Tuesday, 10 July 2018

Company Lifespan - Why Do We Care?



A common slide in many change oriented presentations shows the declining lifespan of organisations. (I took this one from Dion Hinchcliffe's session at Digital Workplace Experience in Chicago, and comes originally from this.)

It's interesting data and does provide evidence of a VUCA world. But why why do we care?

Even if companies learn to survive for longer, they'll have:
  • Different shareholders
  • Different customers (usually)
  • Different brands (sometimes)
  • Different employees.

Take the current changes in car companies learning to compete with Tesla and Uber etc. Even if they move into the new digital world, they'll be employing designers and programmers in California, not engineers and machine operators in Detroit.

The only people who benefit from company longevity is the senior leaders and perhaps high potentials in the company, who may survive the complete transformation of the business.
Which is, of course, the wrong focus. We're got enough problems with leaders worrying about their own rewards rather than the long-term performance of their businesses without this further distraction.

For example, wouldn't a company actually be more successful if it managed the inevitable decline of its current activities, keeping and developing its people for the longer term as long as it can. Rather than getting rid of its people as quickly as it can, and recruiting a different set of people with more modern skills, just so its senior leaders can run the company that bit longer? Even if it means the company eventually goes to the wall?


A good example may be Royal Mail - eg I'm currenty watching the RSA's event on Good Work in the New Machine Age, kicking off their Future Work Centre.

Moya Greene, CEO at the Royal Mail Group, suggests their delivery business has lost 10,000 employees whilst a similar number have been created elsewhere. But these platform technology jobs are boring, low quality jobs. Deliveroo doesn't provide the same quality experience, pay or benefits as Royal Mail's delivery business.

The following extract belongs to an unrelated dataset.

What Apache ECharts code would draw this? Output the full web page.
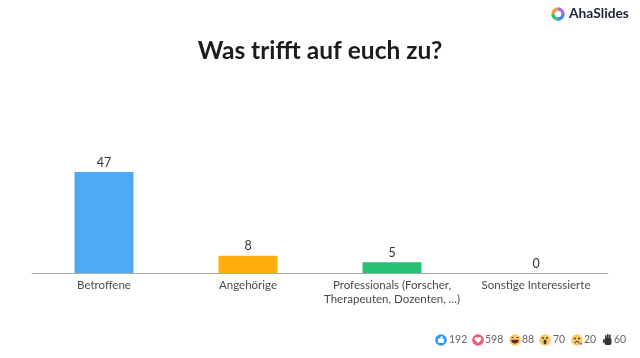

They're doing this because Greene doesn't believe that people like change (I think that's debatable, but I can imagine why Royal Mail's experience will have suggested this to her). But isn't the Royal Mail doing the right thing anyway? They don't need to become Deliveroo, it's much easier for a start-up to do this. The best thing they can do is to be the best Royal Mail business for as long as they can. Isn't it?